As the Allies progressed upward in the Pacific, a need arose for a long-range warning set that could be quickly set up following an invasion. The RDL took this as a project in late 1942, and in few months six Long-Range Air Warning (LWAW) systems were available. These operated at 100 MHz (3 m) and, like the microwave sets, were mounted in trucks. A single Yagi antenna was normally used, but there was also a broadside array that could be used when a more permanent operation was established. The range using the Yagi was near 150 km; this increased to over 200 km with the broadside.

4) Royal New Zealand Air Force, CHAPTER 15 — Radar Units in the Pacific, Despatch of no.52 Radar Unit to Guadalcanal, © 2013 Victoria University of Wellington,
http://nzetc.victoria.ac.nz/tm/scholarly/tei-WH2AirF-c15-3.html accessed 1/01/2014

5) Ed Simmonds and Norm Smith, “ECHOES OVER THE PACIFIC: An overview of Allied Air Warning Radar in the Pacific from Pearl Harbor to the Philippines Campaign” Copyright Ed Simmonds and Norm Smith, Published by Radar Returns, 39 Crisp Street, Hampton Vic 3188, Australia, ISBN 0 646 24323 3, Internet Edition – November 2007

6) United States Navy ARGUS Units.
http://en.wikipedia.org/wiki/United_States_Navy_Argus_Units

10 thoughts on “History Friday: Admiral Nimitz’s Kiwi Radars & Power Politics in the South Pacific”

  1. There was a slight edit for spelling and grammar.

    Due to operator error this took down the post for a few minutes.

  2. Brilliant.

    But why wouldn’t the Kiwi’s buy their own domestic RDL because of a shit fit with the Yanks? In other words I’m not following the national pride/money/power chains of conflict.

    BTW – In WW2 the United States was an Imperial Power, and the Empire we conquered was the British.

    So you can understand Australia/New Zealand’s reluctance to play along. At the time everyone knew what was happening, certainly poor Keynes did.
    =================================

    Trent if you put this all in a book you’d do the man more justice than say William Manchester. Who admired the man and in particular his low causalities, but still being a Marine could never forgive him.
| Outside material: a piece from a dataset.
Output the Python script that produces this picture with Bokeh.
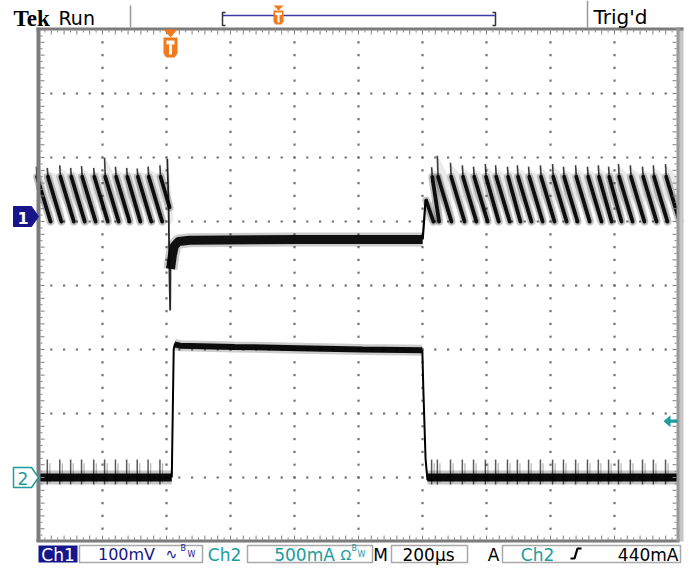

  3. The injustice done MacArthur by shall we say the Dept of the Navy deprives future practitioners of war all these incredible lessons.

    I wonder if T/T can put that right.

  4. I can understand now the accent made of the failure of the ARMY radar at Pearl Harbor to provide usable warning to the Navy commanders.
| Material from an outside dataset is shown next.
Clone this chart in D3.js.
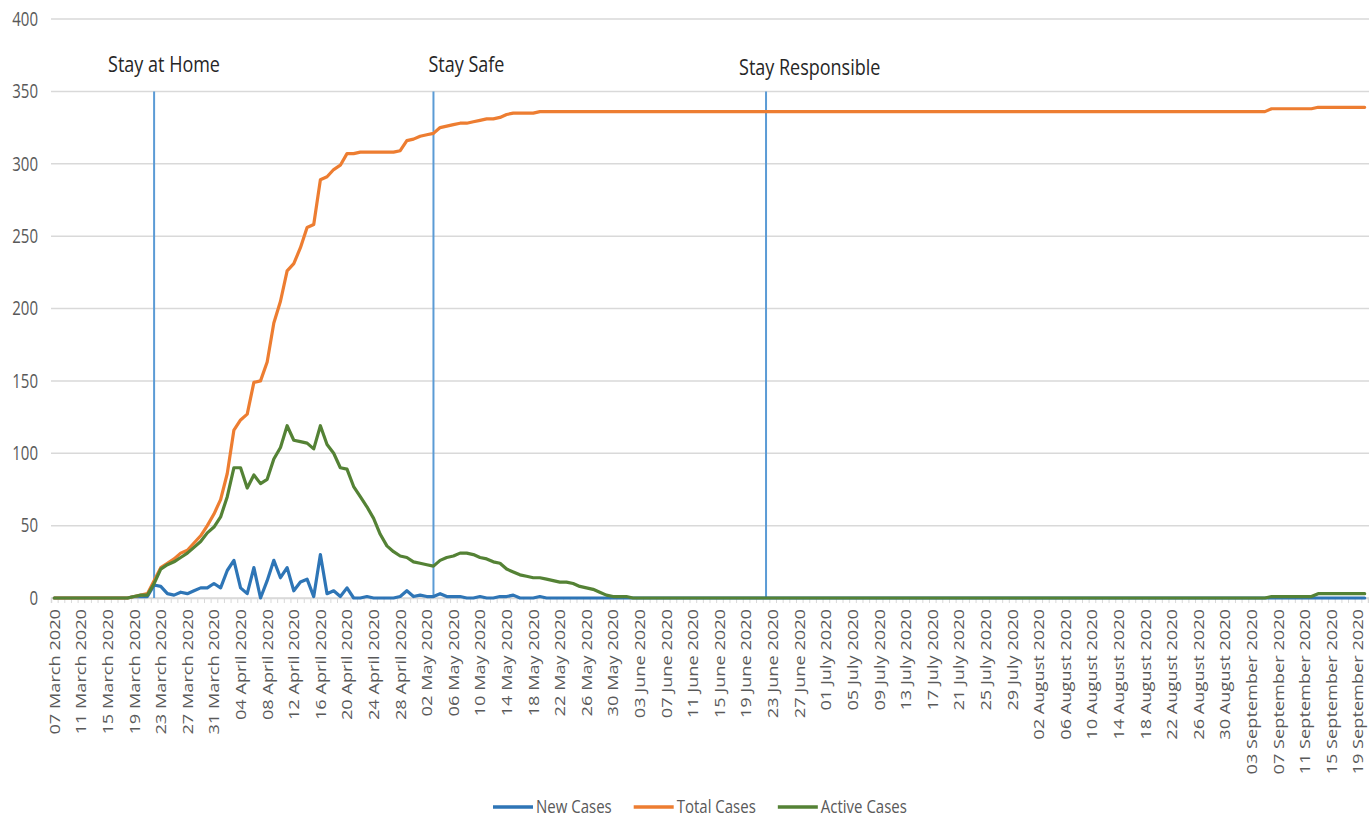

  5. I was wondering if you would come across the kiwi radars. I heard about them from an book containing essays presented at a history conference in NZ in 1995 (which is also where I heard about the Canberra Pact). Sources included DSIR papers declassified in 1992.

    Essay was “Dr Marsden and Admiral Halsey: New Zealand radar scientists in the Pacific War” by Ross Galbreath.
    Published in Kia Kaha: New Zealand in the Second World War, Edited by John Crawford
    ISBN 0-19-558438-4 (hbk) 2000
    ISBN 0-19-558455-4 (pbk) 2002
    Conference was Kia Kaha: Forever Strong (Wellington May 1995)
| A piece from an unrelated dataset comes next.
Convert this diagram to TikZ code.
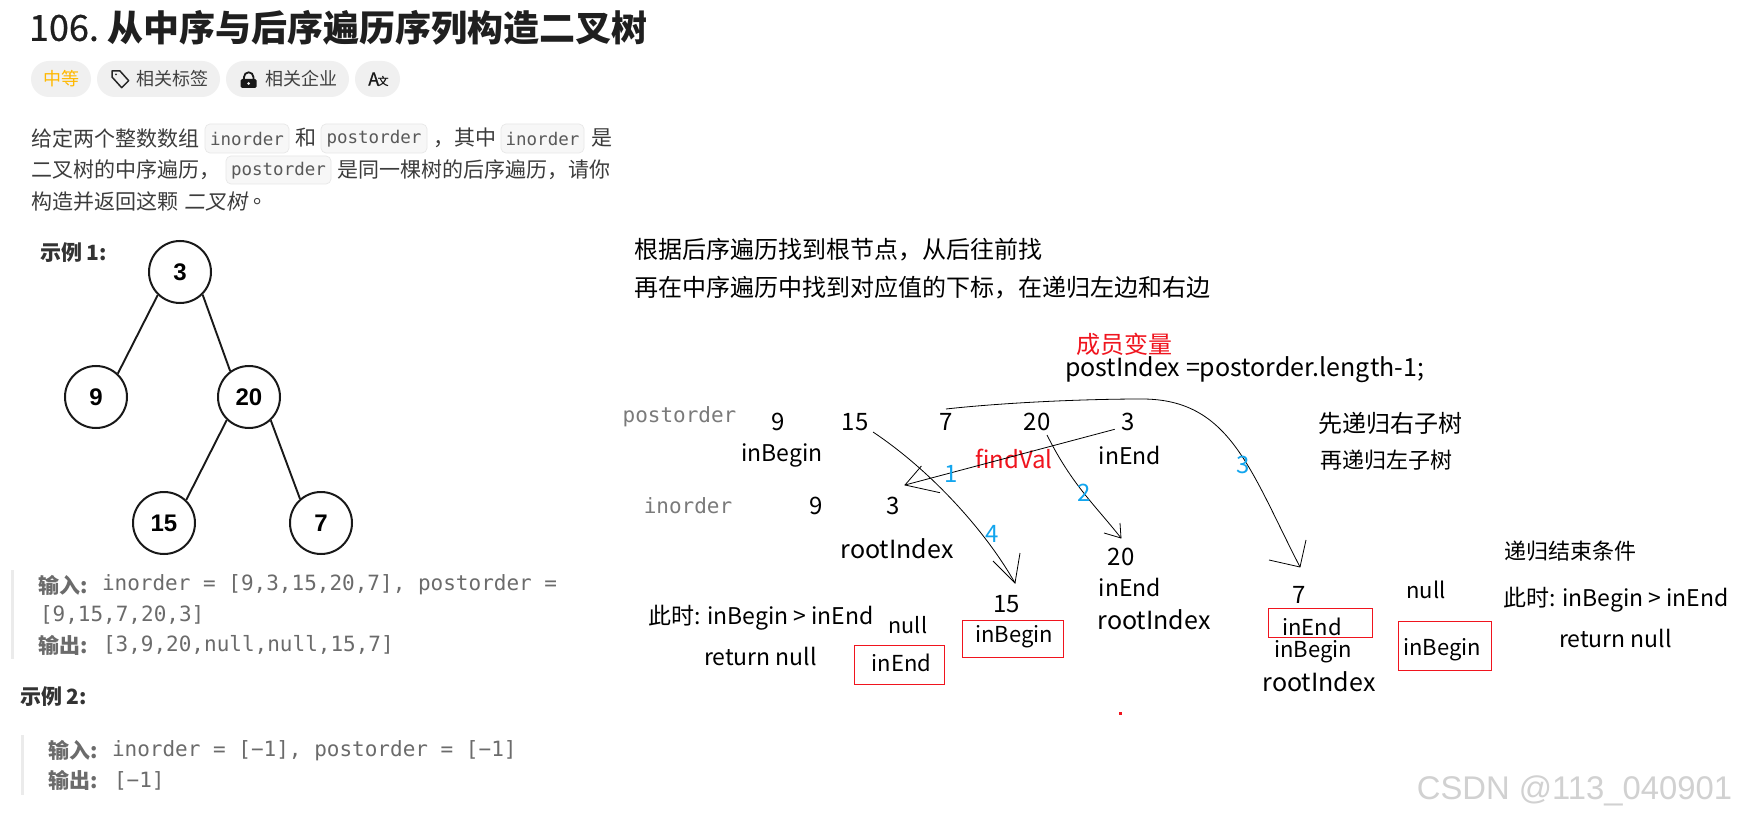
\documentclass[tikz,border=0pt]{standalone}
\usepackage{fontspec}
\setmainfont{Noto Sans CJK SC}
\setmonofont{DejaVu Sans Mono}
\newfontfamily\slantcjk[FakeSlant=0.18]{Noto Sans CJK SC}
\newfontfamily\medf[FakeBold=0.6]{Noto Sans CJK SC}
\newfontfamily\arialf{Liberation Sans}
\newcommand\pxs[1]{\fontsize{#1}{#1}\selectfont}
\definecolor{bodyc}{HTML}{3C3C3C}
\definecolor{pillc}{HTML}{F0F0F0}
\definecolor{chipc}{HTML}{F7F7F7}
\definecolor{chipb}{HTML}{E8E8E8}
\definecolor{quotec}{HTML}{6B6B6B}
\definecolor{barc}{HTML}{EBEBEB}
\definecolor{labelc}{HTML}{7A7A7A}
\definecolor{redc}{HTML}{F0141E}
\definecolor{bluec}{HTML}{12A5EE}
\definecolor{orangec}{HTML}{FFB800}
\tikzset{
  txt/.style={inner sep=0pt,outer sep=0pt,anchor=center,text=black,font=\pxs{23}},
  lefttxt/.style={txt,anchor=west},
  para/.style={lefttxt,text=bodyc,font=\pxs{21}},
  pill/.style={fill=pillc,draw=none,rounded corners=18pt},
  chip/.style={fill=chipc,draw=chipb,line width=.7pt,rounded corners=5pt},
  chiptxt/.style={txt,text=bodyc!85,font=\ttfamily\pxs{17.5}},
  quote/.style={lefttxt,text=quotec,font=\ttfamily\pxs{21}},
  quotehead/.style={lefttxt,text=quotec,font=\bfseries\pxs{21}},
  extitle/.style={lefttxt,text=black!80,font=\bfseries\pxs{21}},
  tree/.style={circle,draw=black!90,line width=2pt,fill=white,minimum size=62pt,inner sep=0pt,font=\arialf\bfseries\pxs{24}},
  treeedge/.style={draw=black!90,line width=1.9pt},
  nm/.style={txt,font=\pxs{24}},
  anno/.style={txt,font=\pxs{23}},
  redtxt/.style={txt,text=redc,font=\pxs{24}},
  steptxt/.style={txt,text=bluec,font=\pxs{24}},
  code/.style={txt,text=labelc,font=\ttfamily\pxs{21}},
  hand/.style={draw=black,line width=.8pt},
  redbox/.style={draw=redc,line width=1pt},
}
\begin{document}
\begin{tikzpicture}[x=1pt,y=-1pt]
\useasboundingbox (0,0) rectangle (1738,818);
\fill[white] (0,0) rectangle (1738,818);

% title
\node[lefttxt,text=black!88,font=\medf\pxs{36}] (tnum) at (29,28) {106.};
\node[lefttxt,text=black!88,font=\bfseries\pxs{36}] (ttl) at (107,28) {从中序与后序遍历序列构造二叉树};

% pills
\fill[pill] (31,61) rectangle (91,97);
\fill[pill] (97,61) rectangle (220,97);
\fill[pill] (226,61) rectangle (349,97);
\fill[pill] (355,61) rectangle (400,97);
\node[txt,text=orangec,font=\pxs{18}] (p1) at (61,79) {中等};
\node[lefttxt,text=black!75,font=\pxs{18}] (p2) at (136,79) {相关标签};
\node[lefttxt,text=black!75,font=\pxs{18}] (p3) at (265,79) {相关企业};
\draw[black!85,line width=1.5pt,line join=round] (112,71) -- (120,71) -- (128.7,80.7) -- (121.7,87.7) -- (112,77) -- cycle;
\fill[black!85] (116,74.5) circle[radius=1pt];
\fill[black!90,rounded corners=1.5pt] (240.7,79) rectangle (256.7,88);
\draw[black!90,line width=1.8pt] (244,79) -- (244,77) arc[start angle=180,end angle=0,radius=4.7pt] -- (253.4,79);
\fill[pillc] (248.7,83.5) circle[radius=1.5pt];
\node[txt,text=black!90,font=\medf\pxs{18}] (p4a) at (373.7,79) {A};
\node[txt,text=black!90,font=\medf\pxs{11}] (p4b) at (383,81) {文};

% paragraph
\node[para] (l1a) at (31,138) {给定两个整数数组};
\draw[chip] (205,124) rectangle (289,153);
\node[chiptxt] (c1) at (247,138.5) {inorder};
\node[para] (l1b) at (295,138) {和};
\draw[chip] (321,124) rectangle (427,153);
\node[chiptxt] (c2) at (374,138.5) {postorder};
\node[para] (l1c) at (433,138) {，其中};
\draw[chip] (501,124) rectangle (584,153);
\node[chiptxt] (c3) at (542.5,138.5) {inorder};
\node[para] (l1d) at (591,138) {是};
\node[para] (l2a) at (31,170) {二叉树的中序遍历，};
\draw[chip] (226,156) rectangle (331,184);
\node[chiptxt] (c4) at (278.5,170.5) {postorder};
\node[para] (l2b) at (337,170) {是同一棵树的后序遍历，请你};
\node[para] (l3a) at (31,202) {构造并返回这颗};
\node[para,font=\slantcjk\pxs{21}] (l3b) at (184,202) {二叉树};
\node[para] (l3c) at (253,202) {。};

% example 1 tree
\node[extitle] (ex1) at (40,253) {示例 1:};
\node[tree] (n3) at (180,272) {3};
\node[tree] (n9) at (96,397) {9};
\node[tree] (n20) at (249,397) {20};
\node[tree] (n15) at (164,523) {15};
\node[tree] (n7) at (321,523) {7};
\draw[treeedge] (n3.226) -- (n9.47);
\draw[treeedge] (n3.315) -- (n20.126);
\draw[treeedge] (n20.226) -- (n15.46);
\draw[treeedge] (n20.313) -- (n7.131);

% example 1 text
\fill[barc] (11,570) rectangle (14,659);
\node[quotehead] (q1) at (38,585) {输入:};
\node[quote] (q1t) at (102,585) {inorder = [9,3,15,20,7], postorder =};
\node[quote] (q2t) at (40,615) {[9,15,7,20,3]};
\node[quotehead] (q3) at (38,645) {输出:};
\node[quote] (q3t) at (103,645) {[3,9,20,null,null,15,7]};

% example 2
\node[extitle] (ex2) at (20,697) {示例 2:};
\fill[barc] (21,735) rectangle (24,795);
\node[quotehead] (q4) at (48,750) {输入:};
\node[quote] (q4t) at (112,751) {inorder = [−1], postorder = [−1]};
\node[quotehead] (q5) at (48,780) {输出:};
\node[quote] (q5t) at (114,781) {[−1]};

% notes
\node[lefttxt,font=\pxs{24}] (h1) at (634,250) {根据后序遍历找到根节点，从后往前找};
\node[lefttxt,font=\pxs{24}] (h2) at (634,288) {再在中序遍历中找到对应值的下标，在递归左边和右边};
\node[redtxt] (mem) at (1124.5,344) {成员变量};
\node[lefttxt,font=\pxs{25}] (pidx) at (1065,370) {postIndex =postorder.length-1;};

% postorder row
\node[code] (lpost) at (679.5,417) {postorder};
\node[nm] (a9) at (778,422) {9};
\node[nm] (a15) at (855,422) {15};
\node[nm] (a7) at (946,422) {7};
\node[nm] (a20) at (1037,422) {20};
\node[nm] (a3) at (1128,422) {3};
\node[anno] (ib1) at (782,455) {inBegin};
\node[redtxt] (fv) at (1014,459) {findVal};
\node[anno] (ie1) at (1130,455) {inEnd};

% inorder row
\node[code] (lin) at (688,506) {inorder};
\node[nm] (b9) at (816,506) {9};
\node[nm] (b3) at (893,506) {3};
\node[anno,font=\pxs{25}] (ri1) at (897,549) {rootIndex};

% right sub tree
\node[nm] (c20) at (1121,557) {20};
\node[anno] (ie2) at (1130,587) {inEnd};
\node[anno,font=\pxs{25}] (ri2) at (1154,620) {rootIndex};

% left
\node[nm] (c15) at (1006.5,604) {15};
\node[anno,font=\pxs{22}] (ib2) at (1014,637) {inBegin};
\draw[redbox] (962.5,620) rectangle (1063.5,657);
\node[anno,font=\pxs{21.5}] (nl1) at (908,625) {null};
\node[anno,font=\pxs{22}] (ie3) at (901.5,663) {inEnd};
\draw[redbox] (854,645) rectangle (944.5,684);
\node[lefttxt,font=\pxs{23}] (cs1) at (648,618) {此时: inBegin > inEnd};
\node[lefttxt,font=\pxs{23}] (rn1) at (704,656) {return null};

% seven
\node[nm] (c7) at (1299,595) {7};
\node[anno,font=\pxs{22}] (ie4) at (1312,627) {inEnd};
\draw[redbox] (1268,608) rectangle (1372,637);
\node[anno,font=\pxs{22}] (ib3) at (1313,652) {inBegin};
\node[anno,font=\pxs{25}] (ri3) at (1319,682) {rootIndex};
\node[anno,font=\pxs{22}] (nl2) at (1426,590) {null};
\node[anno,font=\pxs{22}] (ib4) at (1442,650) {inBegin};
\draw[redbox] (1398,621) rectangle (1491,670);

% right notes
\node[lefttxt,font=\pxs{24}] (n1) at (1318,423) {先递归右子树};
\node[lefttxt,font=\pxs{22}] (n2) at (1320,460) {再递归左子树};
\node[lefttxt,font=\pxs{22}] (end) at (1504,551) {递归结束条件};
\node[lefttxt,font=\pxs{23}] (cs2) at (1503,600) {此时: inBegin > inEnd};
\node[lefttxt,font=\pxs{23}] (rn2) at (1559,638) {return null};

% hand drawn connectors
\coordinate (s1) at (1114.7,429.3);
\coordinate (t1) at (905,485);
\coordinate (u1) at (921.4,466);
\coordinate (v1) at (940,492.7);
\draw[hand] (s1) -- (t1);
\draw[hand] (u1) -- (t1) -- (v1);

\coordinate (s2) at (1047,435);
\coordinate (t2) at (1121,538);
\coordinate (u2) at (1104,533);
\coordinate (v2) at (1120,523);
\draw[hand] (s2) .. controls (1072,485) and (1095,505) .. (t2);
\draw[hand] (u2) -- (t2) -- (v2);

\coordinate (s3) at (946,409);
\coordinate (m3) at (1142,399);
\coordinate (t3) at (1300,567);
\coordinate (u3) at (1269,560);
\coordinate (v3) at (1306,540);
\draw[hand] (s3) .. controls (1000,403) and (1080,399) .. (m3) .. controls (1230,399) and (1250,470) .. (t3);
\draw[hand] (u3) -- (t3) -- (v3);

\coordinate (s4) at (873,432);
\coordinate (t4) at (1015,583);
\coordinate (u4) at (993,561);
\coordinate (v4) at (1020,553);
\draw[hand] (s4) .. controls (930,470) and (985,530) .. (t4);
\draw[hand] (u4) -- (t4) -- (v4);

\node[steptxt] (k1) at (951,474) {1};
\node[steptxt] (k2) at (1084,493) {2};
\node[steptxt] (k3) at (1243,465) {3};
\node[steptxt] (k4) at (992,534) {4};

\fill[redc] (1119,712) rectangle (1121.5,714.5);

% watermark
\node[txt,text=black!18,font=\arialf\pxs{32.8}] (wm) at (1574.5,791) {CSDN @113\_040901};
\end{tikzpicture}
\end{document}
    Thank you for doing this series of posts, I’m finding them informative and interesting.

  6. >>In other words I’m not following the national
    >>pride/money/power chains of conflict.

    The Kiwi senior military was very pro-British as well as anti-RDL.

    UK radars became available in numbers in mid-1944.

    Buying British radars scratched two itches for the Kiwi brass.

  7. There were two minor changes to the article based on reader feedback.

    The Kiws deployed a “Chain Home _Overseas_ Low” on Guadalcanal.

    Also, the “Boob Bait for Bubba” term for describing American hypocritical political rhetoric needed definition for some readers. So a link and a definition were added.

  8. Whitehall Says:
    January 4th, 2014 at 1:42 pm
    I can understand now the accent made of the failure of the ARMY radar at Pearl Harbor to provide usable warning to the Navy commanders.

    Don’t know if you are entirely correct.

    The Joint Committee heard testimony that the Jap air armada was picked up by chance, as the operator stayed on the set after 7.00 a.m. The radar worked, the inexperiance of the operating crew and the whole attitude of the junior and senior Army officers made sure that Pearl Harbour was pre-destined!

    You get exactly what you pay for!